■ WHAT YOU NEED TO DO: Copy all the data exactly, except the pictures.

BEGIN

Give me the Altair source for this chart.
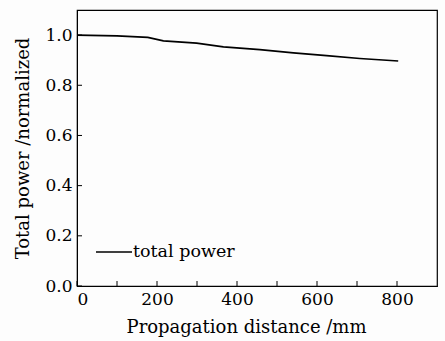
import altair as alt
import pandas as pd

distance = [0, 100, 177, 216, 299, 366, 457, 541, 624, 707, 803]
power = [1.0, 0.997, 0.991, 0.977, 0.968, 0.953, 0.942, 0.929, 0.918, 0.907, 0.897]
series = ["total power"] * len(distance)

x_ticks = [0, 100, 200, 300, 400, 500, 600, 700, 800]
y_ticks = [0.0, 0.2, 0.4, 0.6, 0.8, 1.0]

W, H = 360, 276
FONT = "DejaVu Serif"

df = pd.DataFrame({"d": distance, "p": power, "s": series})

xscale = alt.Scale(domain=[0, 900], nice=False)
yscale = alt.Scale(domain=[0, 1.1], nice=False)

line = alt.Chart(df).mark_line(strokeWidth=1.6, color="black").encode(
    x=alt.X("d:Q", scale=xscale,
            axis=alt.Axis(title="Propagation distance /mm", values=[0, 200, 400, 600, 800],
                          format="d", tickSize=0, labelPadding=5, titlePadding=11,
                          titleX=169, titleAnchor="middle")),
    y=alt.Y("p:Q", scale=yscale,
            axis=alt.Axis(title="Total power /normalized", values=y_ticks, format=".1f",
                          tickSize=0, labelPadding=5, titlePadding=12)),
    color=alt.Color("s:N", scale=alt.Scale(domain=["total power"], range=["black"]),
                    legend=alt.Legend(title=None, orient="none", legendX=18, legendY=223,
                                      symbolType="stroke", symbolSize=1300,
                                      symbolStrokeWidth=1.6, labelFontSize=17.5,
                                      labelFont=FONT, labelColor="black", labelOffset=0)),
)

xt = alt.Chart(pd.DataFrame({"t": x_ticks})).mark_rule(color="black", strokeWidth=1).encode(
    x=alt.X("t:Q", scale=xscale), y=alt.value(H), y2=alt.value(H - 5))
yt = alt.Chart(pd.DataFrame({"t": y_ticks})).mark_rule(color="black", strokeWidth=1).encode(
    y=alt.Y("t:Q", scale=yscale), x=alt.value(0), x2=alt.value(5))

chart = alt.layer(line, xt, yt).properties(
    width=W, height=H,
    background="#fdfdfd",
    autosize=alt.AutoSizeParams(type="none"),
    padding={"left": 77, "top": 10, "right": 8, "bottom": 55},
).configure_view(stroke="black", strokeWidth=1.2).configure_axis(
    labelFont=FONT, titleFont=FONT, labelFontSize=17, titleFontSize=18,
    labelColor="black", titleColor="black", titleFontWeight="normal",
    domainColor="black", grid=False,
)

chart.save("out.html", embed_options={"renderer": "svg", "actions": False})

END

■ WORKED SOLUTION:
Give me the Altair source for this chart.
import altair as alt
import pandas as pd

distance = [0, 100, 177, 216, 299, 366, 457, 541, 624, 707, 803]
power = [1.0, 0.997, 0.991, 0.977, 0.968, 0.953, 0.942, 0.929, 0.918, 0.907, 0.897]
series = ["total power"] * len(distance)

x_ticks = [0, 100, 200, 300, 400, 500, 600, 700, 800]
y_ticks = [0.0, 0.2, 0.4, 0.6, 0.8, 1.0]

W, H = 360, 276
FONT = "DejaVu Serif"

df = pd.DataFrame({"d": distance, "p": power, "s": series})

xscale = alt.Scale(domain=[0, 900], nice=False)
yscale = alt.Scale(domain=[0, 1.1], nice=False)

line = alt.Chart(df).mark_line(strokeWidth=1.6, color="black").encode(
    x=alt.X("d:Q", scale=xscale,
            axis=alt.Axis(title="Propagation distance /mm", values=[0, 200, 400, 600, 800],
                          format="d", tickSize=0, labelPadding=5, titlePadding=11,
                          titleX=169, titleAnchor="middle")),
    y=alt.Y("p:Q", scale=yscale,
            axis=alt.Axis(title="Total power /normalized", values=y_ticks, format=".1f",
                          tickSize=0, labelPadding=5, titlePadding=12)),
    color=alt.Color("s:N", scale=alt.Scale(domain=["total power"], range=["black"]),
                    legend=alt.Legend(title=None, orient="none", legendX=18, legendY=223,
                                      symbolType="stroke", symbolSize=1300,
                                      symbolStrokeWidth=1.6, labelFontSize=17.5,
                                      labelFont=FONT, labelColor="black", labelOffset=0)),
)

xt = alt.Chart(pd.DataFrame({"t": x_ticks})).mark_rule(color="black", strokeWidth=1).encode(
    x=alt.X("t:Q", scale=xscale), y=alt.value(H), y2=alt.value(H - 5))
yt = alt.Chart(pd.DataFrame({"t": y_ticks})).mark_rule(color="black", strokeWidth=1).encode(
    y=alt.Y("t:Q", scale=yscale), x=alt.value(0), x2=alt.value(5))

chart = alt.layer(line, xt, yt).properties(
    width=W, height=H,
    background="#fdfdfd",
    autosize=alt.AutoSizeParams(type="none"),
    padding={"left": 77, "top": 10, "right": 8, "bottom": 55},
).configure_view(stroke="black", strokeWidth=1.2).configure_axis(
    labelFont=FONT, titleFont=FONT, labelFontSize=17, titleFontSize=18,
    labelColor="black", titleColor="black", titleFontWeight="normal",
    domainColor="black", grid=False,
)

chart.save("out.html", embed_options={"renderer": "svg", "actions": False})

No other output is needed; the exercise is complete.